What electrical upgrades do I need for a basement finish?
All new 15- and 20-amp circuits must be protected by AFCI (arc-fault circuit interrupter) breakers per NEC 210.12(B). Any outlet within 6 feet of a sink requires GFCI (ground-fault circuit interrupter). If you're adding a bathroom, all outlets must be GFCI-protected. Expect to budget an additional $300–$600 for AFCI-compliant breakers or outlets. Harrisburg's electrical inspector will verify this at the rough electrical inspection.
Do I need a sump pump if I'm adding a basement bathroom with a toilet?
Yes, if the toilet is below the main sewer line (which is typical for Harrisburg basements). You'll need an ejector pump rated for sanitary waste — cost $800–$1,500 installed. The pump sits in a pit below the toilet, collects waste, and pumps it uphill to the main sewer. You cannot drain a below-grade toilet by gravity into the main sewer. This is required per plumbing code and is a mandatory part of the permit.
How long does it take to get a basement finishing permit approved in Harrisburg?
Typical plan review is 3–5 weeks. If the plans are incomplete or missing required items (egress window detail, moisture mitigation, electrical AFCI, etc.), the reviewer will return comments and you'll need to resubmit (another 1–2 weeks). Once approved, construction typically takes 6–12 weeks depending on scope. Total time from permit filing to final inspection is usually 3–4 months.
Can I do the basement finishing myself, or do I need a licensed contractor?
Owner-builders are allowed in Harrisburg for owner-occupied homes. However, electrical and plumbing must be performed by licensed contractors (Pennsylvania state law). You can do framing, drywall, insulation, and finishing yourself, but you must hire a licensed electrician and plumber, and all work must pass inspection. If you're unsure, hire a general contractor — the permit cost and contractor markup ($15,000–$25,000) is usually worth it to avoid code violations and inspection failure.
Will Harrisburg require radon mitigation roughing-in for my basement finish?
Radon mitigation is not a formal permit requirement in Harrisburg, but some inspectors recommend passive radon-mitigation roughing-in (a 3-inch PVC stub from under the slab to above the roofline, capped).

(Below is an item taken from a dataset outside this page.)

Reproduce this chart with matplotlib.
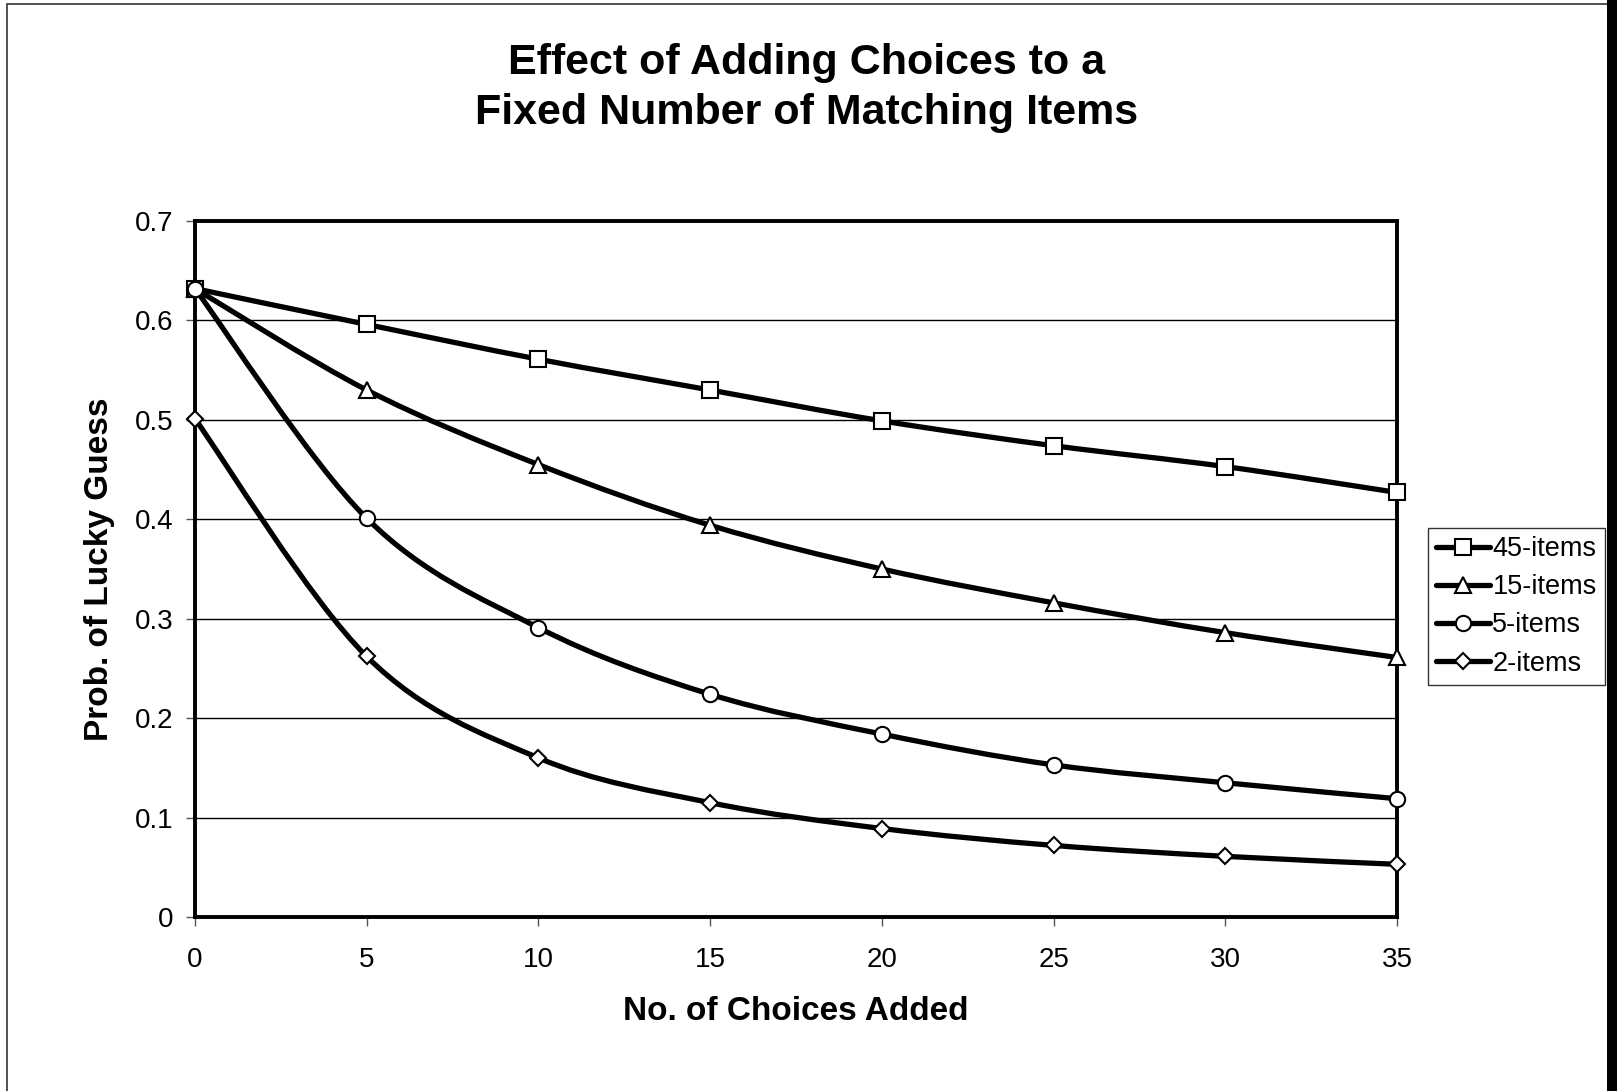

This costs $200–$400 and allows future active radon testing and remediation if needed. Given Harrisburg's limestone geology, radon is a practical concern — many homes test positive. Ask your contractor if it's included in the electrical or HVAC plan.
What if I finish my basement without a permit and then try to sell? What happens?
Pennsylvania law requires disclosure of unpermitted work via the Transfer Disclosure Statement. If the buyer's inspector discovers an unpermitted basement bedroom or bathroom, the buyer's lender will likely require you to either obtain a retroactive permit or remove the improvements. Retroactive permitting costs $3,000–$8,000 in testing, documentation, and inspection fees, and there's no guarantee it will be approved (especially if egress, ceiling height, or moisture control is missing). The sale can stall for months. It's far cheaper and easier to permit upfront — the $300–$800 permit fee is insurance against a $50,000+ resale disaster.